I talked about this a little bit in my last blog post, but it’s worth restating. Superman has the power to remove a great deal of suffering from the earth. He could disarm every country with nukes. He could unseat dictators. He could alter the landscape of nations in order to put more space between warring people groups. With the technology he has access to at the Fortress of Solitude, Superman could probably fix most of the world’s problems.
But he can’t. Well, he won’t. He has too much respect for free will to do that. Superman always worries about whether he’s doing too much already. What if his attempts to help earth are actually keeping its people from realizing their own potential? What if they become so dependent on him that they won’t know how to solve problems on their own? In fact, that’s one of the reasons that Lex Luthor, Superman’s archnemesis, hates him so much. He worries that the Man of Tomorrow might someday try to use his power and resources to rule the world in order to save it. Admittedly, Lex doesn’t exactly have the planet’s best interests at heart, but he’s got a point. Superman could rule the world if he wanted to. But he doesn’t. He’s too responsible and too humble to presume that he knows what’s best for everyone. And he’s too concerned that he’s already limiting the natural development of earth and its cultures. That’s where the tension in Superman stories comes from. It comes from Superman’s mission to inspire change, not force it. If you’re American, you might find that conflict especially relevant today. Understand that when you read Superman comics from now on, and I guarantee you’ll enjoy them more.

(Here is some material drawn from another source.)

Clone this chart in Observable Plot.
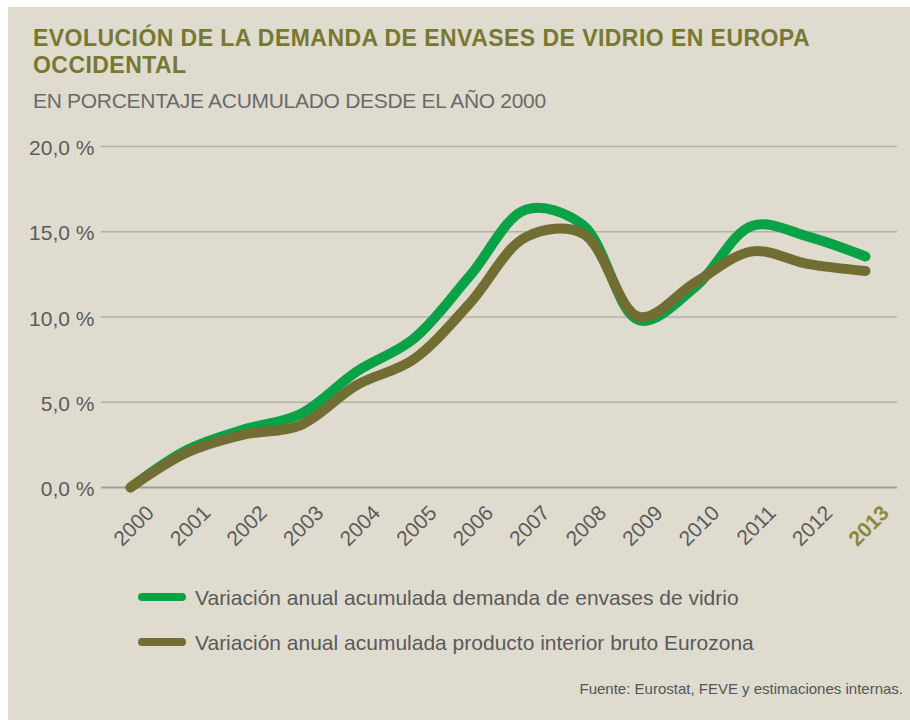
<!DOCTYPE html>
<html>
<head>
<meta charset="utf-8">
<script src="https://cdn.jsdelivr.net/npm/d3@7"></script>
<script src="https://cdn.jsdelivr.net/npm/@observablehq/plot@0.6"></script>
<style>
  html, body { margin: 0; padding: 0; }
  body { width: 910px; height: 720px; overflow: hidden; position: relative; background: #ffffff; font-family: "Liberation Sans", Arial, sans-serif; }
  #panel { position: absolute; left: 8px; top: 7px; right: 0; bottom: 0; background: #dfdbcf; }
  .abs { position: absolute; white-space: nowrap; }
  .title { left: 33px; font-family: "Liberation Sans", Arial, sans-serif; font-weight: bold; font-size: 23px; line-height: 26px; letter-spacing: 0.45px; color: #787831; }
  #subtitle { left: 33px; top: 90px; font-size: 21px; line-height: 22px; letter-spacing: -0.3px; color: #6a6a6a; }
  #chart { left: 0; top: 130px; }
  .leg { left: 138px; height: 8px; width: 48px; border-radius: 4px; }
  .legtxt { left: 195px; font-size: 21px; line-height: 21px; color: #5a5a5a; }
  #source { right: 7px; top: 681px; font-size: 15px; line-height: 15px; color: #555555; }
</style>
</head>
<body>
<div id="panel"></div>
<div id="title1" class="abs title" style="top:25px;">EVOLUCIÓN DE LA DEMANDA DE ENVASES DE VIDRIO EN EUROPA</div>
<div id="title2" class="abs title" style="top:52px;">OCCIDENTAL</div>
<div id="subtitle" class="abs">EN PORCENTAJE ACUMULADO DESDE EL AÑO 2000</div>
<div id="chart" class="abs"></div>
<div id="leg1" class="abs leg" style="top:593px;"></div>
<div id="legtxt1" class="abs legtxt" style="top:587px;"></div>
<div id="leg2" class="abs leg" style="top:638px;"></div>
<div id="legtxt2" class="abs legtxt" style="top:632px;"></div>
<div id="source" class="abs">Fuente: Eurostat, FEVE y estimaciones internas.</div>
<script>
// ---- Data ----
const years = [2000, 2001, 2002, 2003, 2004, 2005, 2006, 2007, 2008, 2009, 2010, 2011, 2012, 2013];
const glassDemand = [0.0, 2.2, 3.4, 4.3, 6.8, 8.7, 12.4, 16.3, 15.4, 9.8, 11.8, 15.35, 14.7, 13.55];
const gdpEurozone = [0.0, 2.05, 3.1, 3.65, 6.0, 7.5, 10.8, 14.7, 14.9, 10.0, 12.05, 13.85, 13.1, 12.7];
const yTicks = [0, 5, 10, 15, 20];
const highlightYear = 2013;
const seriesNames = [
  "Variación anual acumulada demanda de envases de vidrio",
  "Variación anual acumulada producto interior bruto Eurozona"
];
const seriesColors = ["#0aa247", "#726e33"];

const glassRows = years.map((y, i) => ({year: y, value: glassDemand[i]}));
const gdpRows = years.map((y, i) => ({year: y, value: gdpEurozone[i]}));

const chart = Plot.plot({
  width: 910,
  height: 430,
  marginTop: 16,
  marginBottom: 73,
  marginLeft: 101,
  marginRight: 13,
  style: {background: "transparent", fontFamily: "'Liberation Sans', Arial, sans-serif", overflow: "visible"},
  x: {domain: [2000, 2013], insetLeft: 29, insetRight: 32},
  y: {domain: [0, 20]},
  marks: [
    Plot.ruleY(yTicks.filter(d => d !== 0), {stroke: "#b4b0a5", strokeWidth: 1.5}),
    Plot.ruleY([0], {stroke: "#a29e94", strokeWidth: 2}),
    Plot.axisY({ticks: yTicks, tickSize: 0, tickPadding: 7, dy: 2, fontSize: 21, fill: "#5c5c5c",
      tickFormat: d => d.toFixed(1).replace(".", ",") + " %", label: null}),
    Plot.axisX({ticks: years.filter(y => y !== highlightYear), tickRotate: -45, tickSize: 0, tickPadding: 8,
      dx: 20, dy: 14, fontSize: 21, fill: "#5c5c5c", tickFormat: d => String(d), label: null}),
    Plot.axisX({ticks: [highlightYear], tickRotate: -45, tickSize: 0, tickPadding: 8,
      dx: 20, dy: 14, fontSize: 21, fontWeight: "bold", fill: "#8a883d", tickFormat: d => String(d), label: null}),
    Plot.line(glassRows, {x: "year", y: "value", stroke: seriesColors[0], strokeWidth: 10,
      curve: "catmull-rom", strokeLinecap: "round", strokeLinejoin: "round"}),
    Plot.line(gdpRows, {x: "year", y: "value", stroke: seriesColors[1], strokeWidth: 10,
      curve: "catmull-rom", strokeLinecap: "round", strokeLinejoin: "round"})
  ]
});
document.getElementById("chart").appendChild(chart);

document.getElementById("leg1").style.background = seriesColors[0];
document.getElementById("leg2").style.background = seriesColors[1];
document.getElementById("legtxt1").textContent = seriesNames[0];
document.getElementById("legtxt2").textContent = seriesNames[1];
</script>
</body>
</html>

3. Superman’s Clark Kent disguise is dumb.
I almost didn’t include this one because it doesn’t matter nearly as much as the other arguments I’ve mentioned, and it is also quite easy to address. So real quick, here we go: no, glasses and a different hairstyle are not a good enough disguise to fool so many people. But that’s not the most important part of Superman’s disguise. It’s about muscle control, practiced mannerisms, body language, a different voice, baggier clothing, and an overall attitude. Keeping in mind the fact that the Clark Kent disguise was developed by Siegel and Shuster before TV or decent quality photographs, and there you are. If you want, watch the scene in the first Superman movie where Clark switches personas back and forth while trying to decide whether to tell Lois the truth about Superman and hopefully you’ll see what I mean.
Now, I know there are other, more specific complaints about Superman that you may have. But, if you think about them carefully, you’ll see that they probably can fit under the umbrella of the three broader issues I listed above. If not, let me know. We’ll talk. As always, this was an opinion piece. If you disagree, I understand. I’m just trying to give some love to an icon who deserves it. Superman is still relevant, you guys. Maybe now more than ever. I hope this helped if you doubt that.